Quasiclassical trajectory dynamics study of atomic oxygen collisions on an O-preadsorbed graphite (0001) surface with a new analytical potential energy surface

Abstract

A new flexible periodic LEPS potential energy surface (FPLEPS) based on density functional theory data is constructed for the interaction of atomic oxygen with an O-preadsorbed graphite (0001) surface over a C-C bridge. New ingredients were added to the usual expression of the FPLEPS in order to take into account the entrance barriers, molecular orientation, and morphology of the surface. A total of 563 DFT points were used to fit the Eley-Rideal (ER) reaction channel, achieving a root-mean-square deviation of 0.120 eV for energies lower than 1 eV over reactants. A quasiclassical trajectory (QCT) dynamics study has been performed at several initial conditions: collision energies (0.01 ≤ E col ≤ 2.0 eV), incident angles (θ v = 0°, 45°), and surface temperatures (100 ≤ T surf ≤ 900 K).
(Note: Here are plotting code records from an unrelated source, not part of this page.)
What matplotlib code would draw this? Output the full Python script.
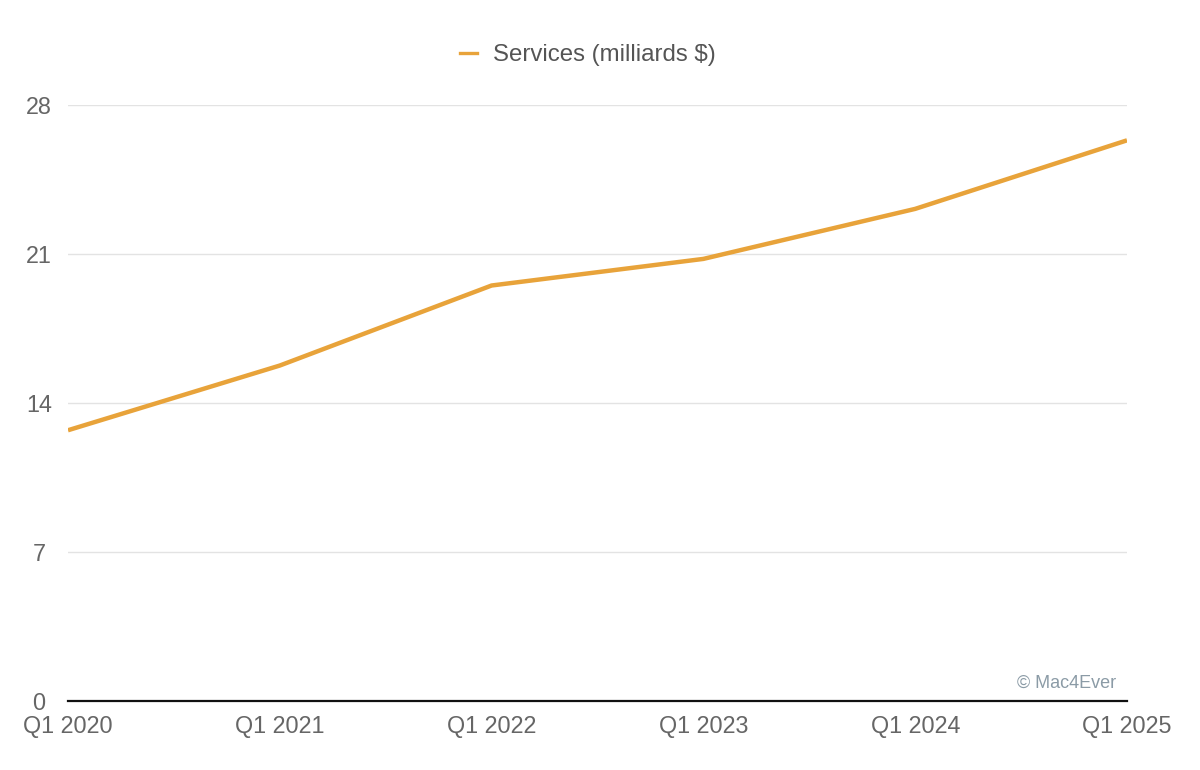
import matplotlib.pyplot as plt
from matplotlib.lines import Line2D

quarters = ['Q1 2020', 'Q1 2021', 'Q1 2022', 'Q1 2023', 'Q1 2024', 'Q1 2025']
services = [12.72, 15.76, 19.52, 20.77, 23.12, 26.34]
yticks = [0, 7, 14, 21, 28]

plt.rcParams['font.family'] = ['Liberation Sans', 'DejaVu Sans']

line_color = '#e8a33a'
text_color = '#666666'

fig = plt.figure(figsize=(12, 7.7), dpi=100)
ax = fig.add_axes([68 / 1200, 69 / 770, (1127 - 68) / 1200, (701 - 105) / 770])

x = list(range(len(quarters)))
ax.plot(x, services, color=line_color, linewidth=3.2, solid_capstyle='butt')

ax.set_xlim(0, len(quarters) - 1)
ax.set_ylim(0, 28)
ax.set_yticks(yticks)
ax.set_yticklabels([str(t) for t in yticks])
ax.set_xticks(x)
ax.set_xticklabels(quarters)

ax.grid(axis='y', color='#e3e3e3', linewidth=1)
ax.set_axisbelow(True)
for side in ['top', 'right', 'left']:
    ax.spines[side].set_visible(False)
ax.spines['bottom'].set_color('#111111')
ax.spines['bottom'].set_linewidth(1.6)

ax.tick_params(axis='both', length=0, labelsize=16.8, labelcolor=text_color)
ax.tick_params(axis='y', pad=21)
ax.tick_params(axis='x', pad=10)
for lbl in ax.get_yticklabels():
    lbl.set_horizontalalignment('center')

handle = Line2D([], [], color=line_color, linewidth=2.4)
fig.legend([handle], ['Services (milliards $)'], loc='center', bbox_to_anchor=(0.49, 1 - 55 / 770),
           frameon=False, fontsize=17.3, labelcolor='#555555', handlelength=0.7, handletextpad=0.7)

ax.text(0.99, 0.015, '© Mac4Ever', transform=ax.transAxes, ha='right', va='bottom',
        fontsize=13, color='#8b9ba6')

fig.savefig('out.png', dpi=100, facecolor='white')
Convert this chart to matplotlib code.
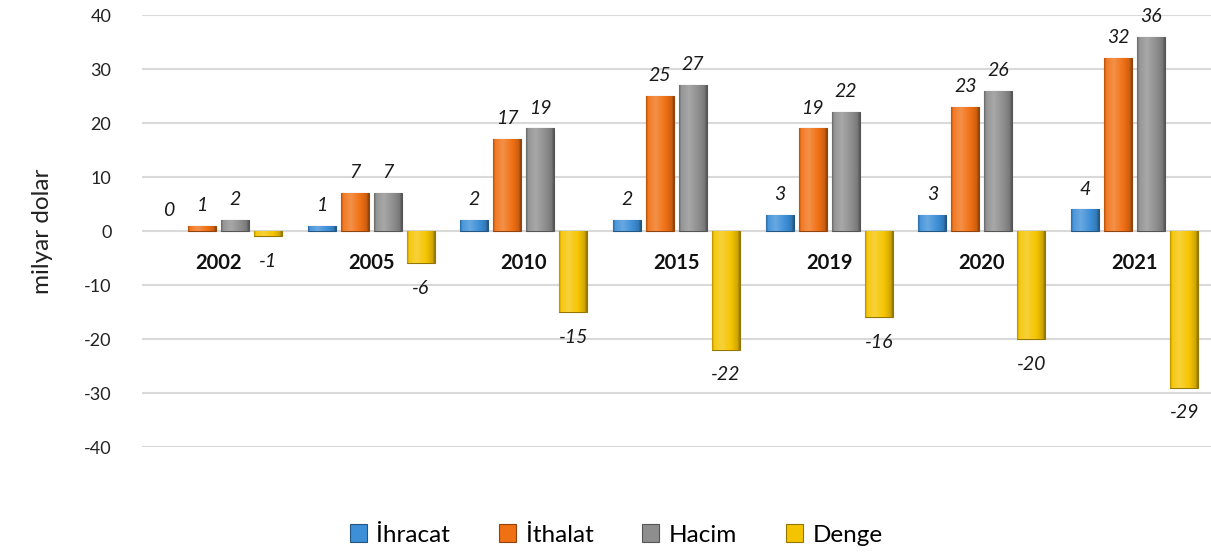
import numpy as np
import matplotlib
matplotlib.use("Agg")
import matplotlib.pyplot as plt
from matplotlib.patches import Patch
from matplotlib.colors import to_rgb

years = ["2002", "2005", "2010", "2015", "2019", "2020", "2021"]
series_names = ["İhracat", "İthalat", "Hacim", "Denge"]
ihracat = [0, 1, 2, 2, 3, 3, 4]
ithalat = [1, 7, 17, 25, 19, 23, 32]
hacim = [2, 7, 19, 27, 22, 26, 36]
denge = [-1, -6, -15, -22, -16, -20, -29]
yticks = [-40, -30, -20, -10, 0, 10, 20, 30, 40]

series = [ihracat, ithalat, hacim, denge]
colors = ["#3d8fd8", "#f07014", "#8e8e8e", "#f5c400"]

plt.rcParams['font.family'] = ['Lato', 'DejaVu Sans']

fig = plt.figure(figsize=(12.11, 5.56), dpi=100)
ax = fig.add_axes([142/1211, 1-447/556, 1-142/1211, 432/556])

x = np.arange(len(years))
pitch = 0.216
width = 0.183

def gradient_img(color):
    base = np.array(to_rgb(color))
    t = np.linspace(0, 1, 64)
    f = np.interp(t, [0, 0.08, 0.35, 0.7, 0.92, 1.0], [0.75, 1.05, 1.15, 1.0, 0.85, 0.6])
    rows = []
    for ff in f:
        c = base * ff if ff <= 1 else base + (1 - base) * (ff - 1) * 1.5
        rows.append(np.clip(c, 0, 1))
    return np.array(rows)[None, :, :]

for i, (vals, col) in enumerate(zip(series, colors)):
    xs = x + (i - 1.5) * pitch
    edge = matplotlib.colors.to_hex(np.array(to_rgb(col)) * 0.6)
    bars = ax.bar(xs, vals, width=width, color=col, edgecolor=edge, linewidth=0.8, zorder=3)
    img = gradient_img(col)
    for b, v in zip(bars, vals):
        if v == 0:
            b.set_linewidth(0)
            continue
        bx, by = b.get_x(), b.get_y()
        bw, bh = b.get_width(), b.get_height()
        im = ax.imshow(img, extent=(bx, bx + bw, min(by, by + bh), max(by, by + bh)),
                       aspect='auto', zorder=3.5, interpolation='bilinear')
        im.set_clip_path(b)
    for xx, v in zip(xs, vals):
        if v >= 0:
            ax.annotate(f"{v}", (xx, v), xytext=(0, 8.5), textcoords='offset points',
                        ha='center', va='bottom', fontsize=14, style='italic', color='#1a1a1a')
        else:
            ax.annotate(f"{v}", (xx, v), xytext=(0, -12), textcoords='offset points',
                        ha='center', va='top', fontsize=14, style='italic', color='#1a1a1a')

for xx, yl in zip(x, years):
    ax.text(xx, -6.0, yl, ha='center', va='center', fontsize=14.5, fontweight='bold', color='#111111', zorder=5)

ax.set_xlim(-0.5, len(years) - 0.5)
ax.set_ylim(-40, 40)
ax.set_yticks(yticks)
ax.set_yticklabels([str(v) for v in yticks], fontsize=13, color='#222222')
ax.set_xticks([])
ax.tick_params(axis='y', length=0, pad=22)
for s in ax.spines.values():
    s.set_visible(False)
ax.yaxis.grid(True, color='#d9d9d9', linewidth=1.5, zorder=0)
ax.set_axisbelow(True)
ax.set_ylabel("milyar dolar", fontsize=17.5, color='#222222', labelpad=22)

handles = [Patch(facecolor=c, edgecolor=matplotlib.colors.to_hex(np.array(to_rgb(c)) * 0.6), linewidth=0.8)
           for c in colors]
fig.legend(handles, series_names, loc='center', bbox_to_anchor=(616/1211, 1-535/556), ncol=4,
           frameon=False, fontsize=17.5, handlelength=0.7, handleheight=0.7, handletextpad=0.4,
           columnspacing=2.0)

fig.savefig("out.png", dpi=100)
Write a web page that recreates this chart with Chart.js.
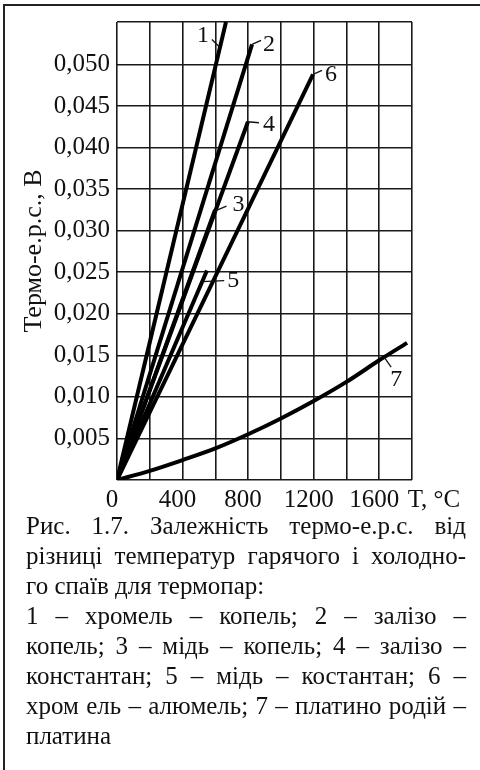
<!DOCTYPE html>
<html>
<head>
<meta charset="utf-8">
<script src="https://cdn.jsdelivr.net/npm/chart.js@4.4.1/dist/chart.umd.min.js"></script>
<style>
  html, body { margin: 0; padding: 0; background: #fff; }
  body { width: 480px; height: 770px; position: relative; overflow: hidden; font-family: "Liberation Serif", "Times New Roman", serif; color: #111; }
  .frame { position: absolute; left: 3px; top: 4px; width: 600px; height: 900px; border-left: 2px solid #222; border-top: 2px solid #222; }
  .plot { position: absolute; left: 0; top: 0; width: 480px; height: 520px; }
  .caption { position: absolute; left: 26px; top: 511px; width: 440px; font-size: 25px; line-height: 30px; }
  .caption div { white-space: nowrap; }
  .caption .j { text-align: justify; text-align-last: justify; }
</style>
</head>
<body>
<div class="frame"></div>
<div class="plot"><canvas id="chart" width="480" height="520"></canvas></div>
<div class="caption">
  <div class="j">Рис. 1.7. Залежність термо-е.р.с. від</div>
  <div class="j">різниці температур гарячого і холодно-</div>
  <div>го спаїв для термопар:</div>
  <div class="j">1 – хромель – копель; 2 – залізо –</div>
  <div class="j">копель; 3 – мідь – копель; 4 – залізо –</div>
  <div class="j">константан; 5 – мідь – костантан; 6 –</div>
  <div class="j">хром ель – алюмель; 7 – платино родій –</div>
  <div>платина</div>
</div>
<script>
// readings: temperature (°C) and thermo-emf (V)
const line1T = [0, 665];
const line1E = [0, 0.0551];
const line2T = [0, 824];
const line2E = [0, 0.0524];
const line3T = [0, 598];
const line3E = [0, 0.0325];
const line4T = [0, 799];
const line4E = [0, 0.0431];
const line5T = [0, 549];
const line5E = [0, 0.0252];
const line6T = [0, 1196];
const line6E = [0, 0.0488];
const line7T = [0, 200, 400, 600, 800, 1000, 1200, 1400, 1600, 1770];
const line7E = [0, 0.0011, 0.0024, 0.0038, 0.0055, 0.0074, 0.0095, 0.0118, 0.0144, 0.0165];

const curveNames = ['1', '2', '3', '4', '5', '6', '7'];
// temperature along each curve where its number is hooked on
const labelAtT = [628, 824, 595, 799, 520, 1196, 1630];

const xLabelValues = [0, 400, 800, 1200, 1600];
const xTitle = 'T, °C';
const yTitle = 'Термо-е.р.с., В';

const allT = [line1T, line2T, line3T, line4T, line5T, line6T, line7T];
const allE = [line1E, line2E, line3E, line4E, line5E, line6E, line7E];

const toPoints = (ts, es) => ts.map((t, i) => ({ x: t, y: es[i] }));

const valueAt = (ts, es, t) => {
  for (let i = 1; i < ts.length; i++) {
    if (t <= ts[i]) {
      const k = (t - ts[i - 1]) / (ts[i] - ts[i - 1]);
      return es[i - 1] + k * (es[i] - es[i - 1]);
    }
  }
  return es[es.length - 1];
};

// leader end and text offsets in px from the hook point
const hookStyle = [
  { lx: -8, ly: -8, tx: -17, ty: -12 },
  { lx: 9, ly: -4, tx: 17, ty: 0 },
  { lx: 12, ly: -5, tx: 24, ty: -7 },
  { lx: 11, ly: 1, tx: 21, ty: 3 },
  { lx: 22, ly: -1, tx: 31, ty: -1 },
  { lx: 9, ly: -4, tx: 18, ty: 0 },
  { lx: 7, ly: 10, tx: 12, ty: 22 },
];

const SERIF = '"Liberation Serif", "Times New Roman", serif';

const curveLabels = {
  id: 'curveLabels',
  afterDatasetsDraw(chart) {
    const { ctx, scales: { x, y } } = chart;
    ctx.save();
    ctx.strokeStyle = '#111';
    ctx.fillStyle = '#111';
    ctx.lineWidth = 1.3;
    ctx.font = '24px ' + SERIF;
    ctx.textAlign = 'center';
    ctx.textBaseline = 'middle';
    curveNames.forEach((name, i) => {
      const t = labelAtT[i];
      const px = x.getPixelForValue(t);
      const py = y.getPixelForValue(valueAt(allT[i], allE[i], t));
      const s = hookStyle[i];
      ctx.beginPath();
      ctx.moveTo(px, py);
      ctx.lineTo(px + s.lx, py + s.ly);
      ctx.stroke();
      ctx.fillText(name, px + s.tx, py + s.ty);
    });
    // axis name after the last temperature label
    ctx.font = '25px ' + SERIF;
    ctx.fillText(xTitle, chart.chartArea.right + 22, chart.chartArea.bottom + 20);
    ctx.restore();
  }
};

const datasets = allT.map((ts, i) => ({
  label: curveNames[i],
  data: toPoints(ts, allE[i]),
  borderColor: '#000',
  borderWidth: 4,
  pointRadius: 0,
  cubicInterpolationMode: i === 6 ? 'monotone' : 'default',
  tension: 0,
  borderCapStyle: 'butt',
  fill: false,
}));

new Chart(document.getElementById('chart'), {
  type: 'line',
  data: { datasets },
  plugins: [curveLabels],
  options: {
    responsive: false,
    animation: false,
    layout: { padding: { top: 17, right: 68, left: 0, bottom: 0 } },
    plugins: { legend: { display: false }, tooltip: { enabled: false } },
    scales: {
      x: {
        type: 'linear',
        min: 0,
        max: 1800,
        afterFit: (s) => { s.height = 40; },
        border: { display: false },
        grid: { color: '#1a1a1a', lineWidth: 1.6, drawTicks: false },
        ticks: {
          stepSize: 200,
          padding: 5,
          labelOffset: -5,
          maxRotation: 0,
          autoSkip: false,
          color: '#111',
          font: { family: SERIF, size: 25 },
          callback: (v) => xLabelValues.includes(v) ? String(v) : '',
        },
      },
      y: {
        min: 0,
        max: 0.0551,
        afterFit: (s) => { s.width = 117; },
        border: { display: false },
        grid: { color: '#1a1a1a', lineWidth: 1.6, drawTicks: false },
        title: {
          display: true,
          text: yTitle,
          color: '#111',
          font: { family: SERIF, size: 26 },
          padding: { top: 19, bottom: 0 },
        },
        ticks: {
          stepSize: 0.005,
          padding: 7,
          autoSkip: false,
          color: '#111',
          font: { family: SERIF, size: 25 },
          callback: (v) => {
            const k = Math.round(v / 0.005);
            if (k <= 0 || Math.abs(v - k * 0.005) > 1e-6) return '';
            return (k * 0.005).toFixed(3).replace('.', ',');
          },
        },
      },
    },
  },
});
</script>
</body>
</html>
Also quasithermal and hyperthermal (〈E col〉 = 5.2 eV) conditions were considered. Eley-Rideal reaction and O reflection were the main processes, keeping the formed O 2 molecules translationally and internally excited via the ER process. The calculated polar scattering angle distribution of hyperthermal atomic oxygen colliding onto a clean graphite surface matches better the experimental one for O/O 2 mixtures impinging on HOPG than those obtained for O colliding onto an O-preadsorbed surface. © 2012 American Chemical Society.